Entries with chart source code
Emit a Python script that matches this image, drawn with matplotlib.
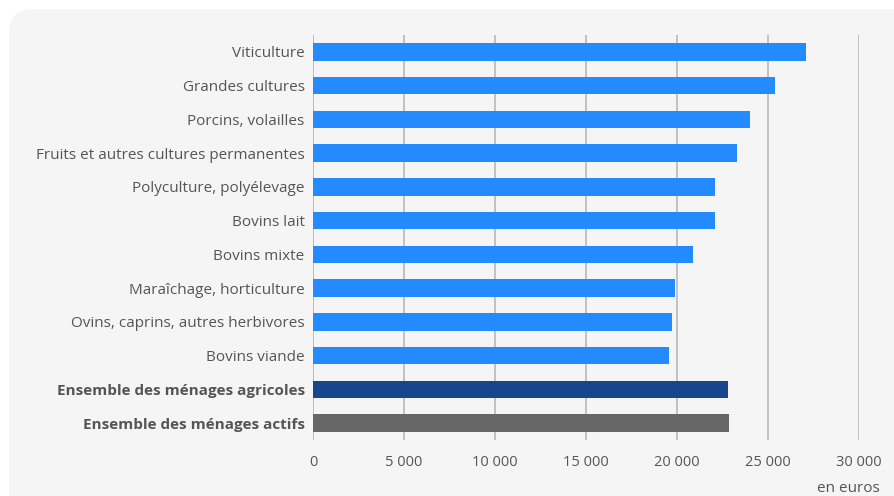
import matplotlib
matplotlib.use("Agg")
import matplotlib.pyplot as plt
from matplotlib.patches import FancyBboxPatch
from matplotlib.ticker import FuncFormatter

plt.rcParams['font.family'] = ['Open Sans', 'DejaVu Sans']

categories = [
    "Viticulture",
    "Grandes cultures",
    "Porcins, volailles",
    "Fruits et autres cultures permanentes",
    "Polyculture, polyélevage",
    "Bovins lait",
    "Bovins mixte",
    "Maraîchage, horticulture",
    "Ovins, caprins, autres herbivores",
    "Bovins viande",
    "Ensemble des ménages agricoles",
    "Ensemble des ménages actifs",
]
values = [27100, 25400, 24000, 23300, 22100, 22100, 20900, 19900, 19700, 19550, 22800, 22850]
xticks = [0, 5000, 10000, 15000, 20000, 25000, 30000]

blue = "#238bff"
dark_blue = "#17468f"
grey_bar = "#666666"
text_col = "#555555"
colors = [blue] * 10 + [dark_blue, grey_bar]

W, H = 895, 496
fig = plt.figure(figsize=(W / 100, H / 100), dpi=100)
fig.patch.set_facecolor("white")

# background: rounded light grey panel, in pixel coordinates
bg = fig.add_axes([0, 0, 1, 1], zorder=-1)
bg.set_xlim(0, W)
bg.set_ylim(H, 0)
bg.axis("off")
bg.add_patch(FancyBboxPatch((9, 9), 1000, 600,
                            boxstyle="round,pad=0,rounding_size=24",
                            facecolor="#f5f5f5", edgecolor="none"))

ax = fig.add_axes([313 / W, (H - 440) / H, (859 - 313) / W, (440 - 35) / H])
ax.set_facecolor("none")

pos = list(range(len(categories)))
ax.barh(pos, values, height=0.52, color=colors, zorder=3)
ax.set_ylim(len(categories) - 0.5, -0.5)
ax.set_xlim(0, 30000)

ax.set_xticks(xticks)
ax.xaxis.set_major_formatter(FuncFormatter(lambda v, p: f"{int(v):,}".replace(",", " ")))
ax.grid(axis="x", color="#bdbdbd", linewidth=1.3, zorder=0)
ax.axvline(0, color="#bdbdbd", linewidth=1.3, zorder=1)

ax.set_yticks(pos)
ax.set_yticklabels(categories)
for i, lab in enumerate(ax.get_yticklabels()):
    if i >= 10:
        lab.set_fontweight("bold")

ax.tick_params(axis="y", length=0, pad=6, labelsize=11, labelcolor=text_col)
ax.tick_params(axis="x", length=0, pad=11, labelsize=10.5, labelcolor=text_col)
for s in ax.spines.values():
    s.set_visible(False)

fig.text(880 / W, 1 - 488 / H, "en euros", ha="right", va="center",
         fontsize=11, color=text_col)

fig.savefig("out.png", dpi=100, facecolor=fig.get_facecolor())
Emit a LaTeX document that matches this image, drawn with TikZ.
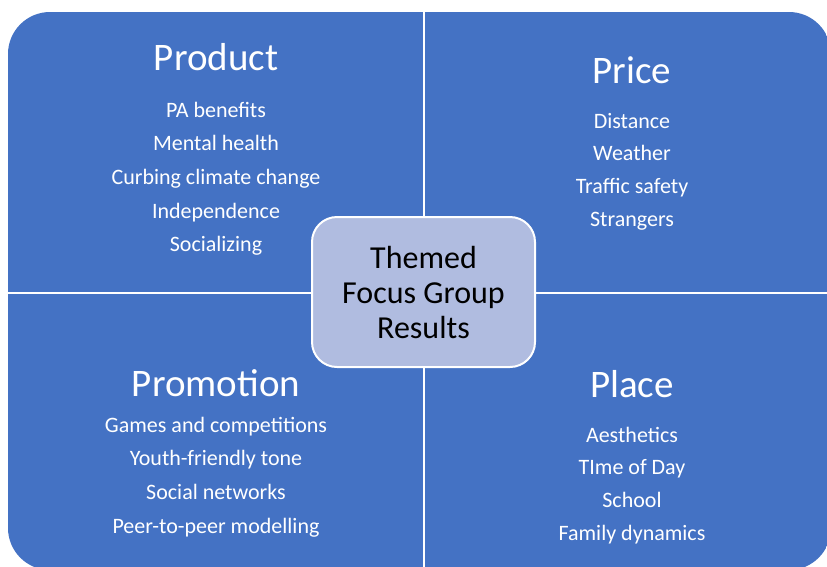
\documentclass[tikz,border=0pt]{standalone}
\usepackage{fontspec}
\setmainfont{Carlito}
\usepackage{tikz}
\usetikzlibrary{positioning}

\definecolor{quadblue}{RGB}{68,114,196}
\definecolor{hubblue}{RGB}{176,188,224}

\begin{document}
\begin{tikzpicture}[
    x=1pt, y=-1pt,
    quad/.style={fill=quadblue},
    heading/.style={text=white, anchor=base, inner sep=0pt, font=\fontsize{39}{47}\selectfont},
    item/.style={text=white, anchor=base, inner sep=0pt, font=\fontsize{22}{26}\selectfont},
    hub/.style={rectangle, rounded corners=25pt, draw=white, line width=2pt, fill=hubblue, minimum width=223pt, minimum height=150pt, align=center, font=\fontsize{32}{35}\selectfont}
]

\clip (0,0) rectangle (827,566);
\fill[white] (0,0) rectangle (827,566);

% the four quadrants, outer corners rounded
\begin{scope}
\clip[rounded corners=42pt] (8,12) rectangle (831,570);
\fill[quad] (8,12) rectangle (423,291.5);
\fill[quad] (425,12) rectangle (831,291.5);
\fill[quad] (8,293.5) rectangle (423,570);
\fill[quad] (425,293.5) rectangle (831,570);
\end{scope}

\node[heading] (product) at (216,70) {Product};
\node[heading] (price) at (632,83) {Price};
\node[heading] (promotion) at (216,396) {Promotion};
\node[heading] (place) at (632,397) {Place};

\foreach \txt [count=\i] in {PA benefits, Mental health, Curbing climate change, Independence, Socializing}
    \node[item] (product\i) at ({216},{83.3+33.7*\i}) {\txt};
\foreach \txt [count=\i] in {Distance, Weather, Traffic safety, Strangers}
    \node[item] (price\i) at ({632},{95.1+32.9*\i}) {\txt};
\foreach \txt [count=\i] in {Games and competitions, Youth-friendly tone, Social networks, Peer-to-peer modelling}
    \node[item] (promotion\i) at ({216},{398.3+33.7*\i}) {\txt};
\foreach \txt [count=\i] in {Aesthetics, TIme of Day, School, Family dynamics}
    \node[item] (place\i) at ({632},{409.3+32.7*\i}) {\txt};

\node[hub] (results) at (423.5,292) {Themed\\Focus Group\\Results};

\end{tikzpicture}
\end{document}
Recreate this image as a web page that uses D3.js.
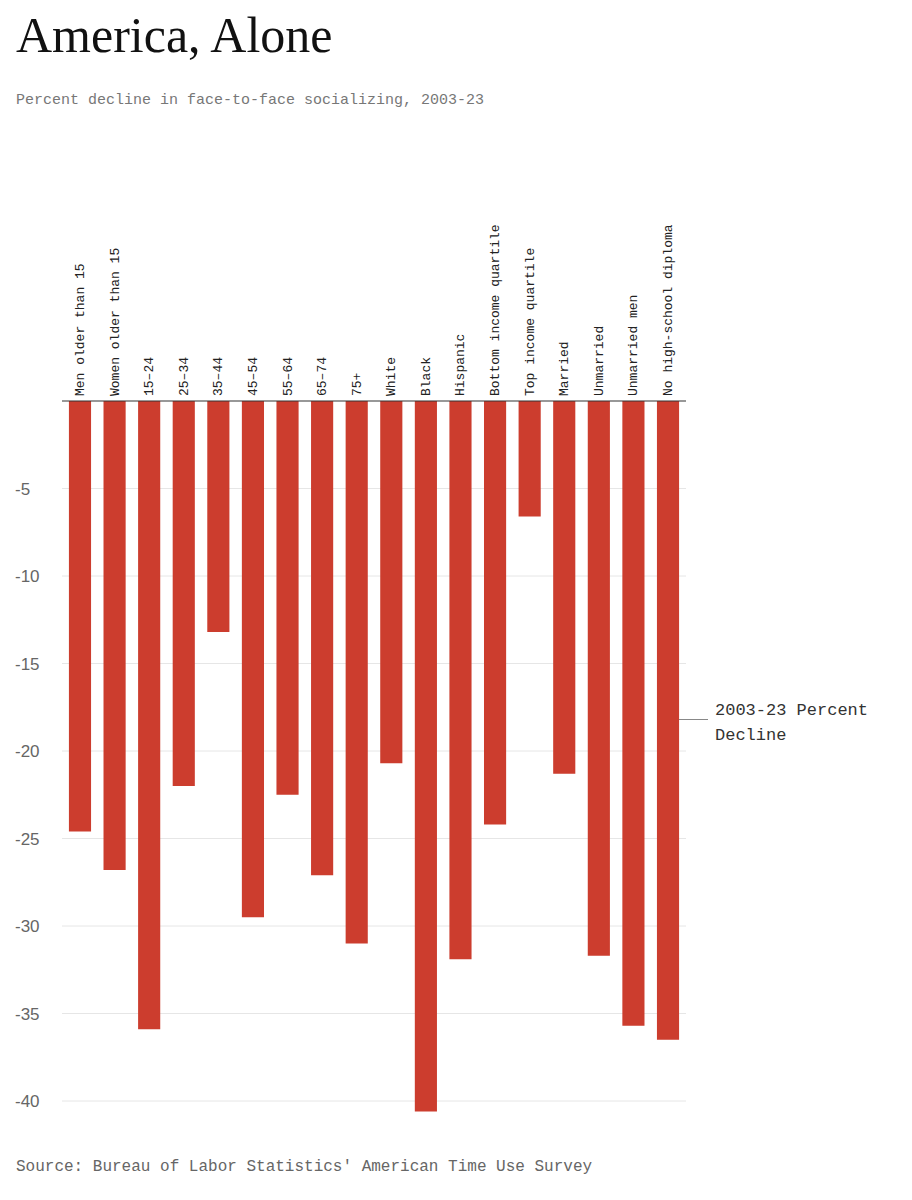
<!DOCTYPE html>
<html><head><meta charset="utf-8">
<script src="https://cdn.jsdelivr.net/npm/d3@7"></script>
<style>body{margin:0;background:#fff}</style>
</head><body>
<svg id="c" width="912" height="1200"></svg>
<script>
const categories = ["Men older than 15","Women older than 15","15–24","25–34","35–44","45–54","55–64","65–74","75+","White","Black","Hispanic","Bottom income quartile","Top income quartile","Married","Unmarried","Unmarried men","No high-school diploma"];
const values = [-24.6,-26.8,-35.9,-22.0,-13.2,-29.5,-22.5,-27.1,-31.0,-20.7,-40.6,-31.9,-24.2,-6.6,-21.3,-31.7,-35.7,-36.5];
const ticks = [-5,-10,-15,-20,-25,-30,-35,-40];

const svg = d3.select("#c");
const mono = "'Liberation Mono','DejaVu Sans Mono',monospace";
const y = d3.scaleLinear().domain([0,-40]).range([401,1101]);
const x = d3.scaleBand().domain(categories).range([62,686]).paddingInner(0.36).paddingOuter(0.2);

svg.append("text").attr("x",16).attr("y",52).attr("font-family","'Liberation Serif',serif")
  .attr("font-size",50).attr("fill","#111").text("America, Alone");
svg.append("text").attr("x",16).attr("y",104).attr("font-family",mono).attr("font-size",15)
  .attr("fill","#777").text("Percent decline in face-to-face socializing, 2003-23");

const g = svg.append("g");
ticks.forEach(t=>{
  g.append("line").attr("x1",62).attr("x2",686).attr("y1",y(t)).attr("y2",y(t)).attr("stroke","#e6e6e6");
  g.append("text").attr("x",15).attr("y",y(t)+6).attr("font-family","'Liberation Sans',Arial,sans-serif")
    .attr("font-size",17).attr("fill","#666").text(t);
});
g.selectAll("rect").data(values).join("rect")
  .attr("x",(d,i)=>x(categories[i])).attr("width",x.bandwidth())
  .attr("y",y(0)).attr("height",d=>y(d)-y(0)).attr("fill","#cc3d2e");
g.append("line").attr("x1",62).attr("x2",686).attr("y1",y(0)).attr("y2",y(0)).attr("stroke","#333").attr("stroke-width",1.2);
g.selectAll("text.cat").data(categories).join("text").attr("class","cat")
  .attr("transform",d=>`translate(${x(d)+x.bandwidth()/2+4},${y(0)-5}) rotate(-90)`)
  .attr("font-family",mono).attr("font-size",13).attr("fill","#222").text(d=>d);

const ay = y(-18.2);
svg.append("line").attr("x1",679).attr("x2",708).attr("y1",ay).attr("y2",ay).attr("stroke","#888");
svg.append("text").attr("x",715).attr("y",ay-5).attr("font-family",mono).attr("font-size",17).attr("fill","#333").text("2003-23 Percent");
svg.append("text").attr("x",715).attr("y",ay+20).attr("font-family",mono).attr("font-size",17).attr("fill","#333").text("Decline");

svg.append("text").attr("x",16).attr("y",1171).attr("font-family",mono).attr("font-size",16)
  .attr("fill","#666").text("Source: Bureau of Labor Statistics' American Time Use Survey");
</script>
</body></html>
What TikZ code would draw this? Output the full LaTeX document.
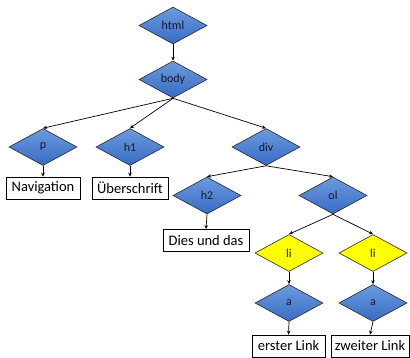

Short task
Up to and including the line containing "plt.rcParams['font.family'] = ['Open", repeat every line from the start of the data, but none of the pictures.

Answer to this exercise
Emit a Python script that matches this image, drawn with matplotlib.
import matplotlib
matplotlib.use("Agg")
import matplotlib.pyplot as plt
from matplotlib.patches import FancyBboxPatch
from matplotlib.ticker import FuncFormatter

plt.rcParams['font.family'] = ['Open Sans', 'DejaVu Sans']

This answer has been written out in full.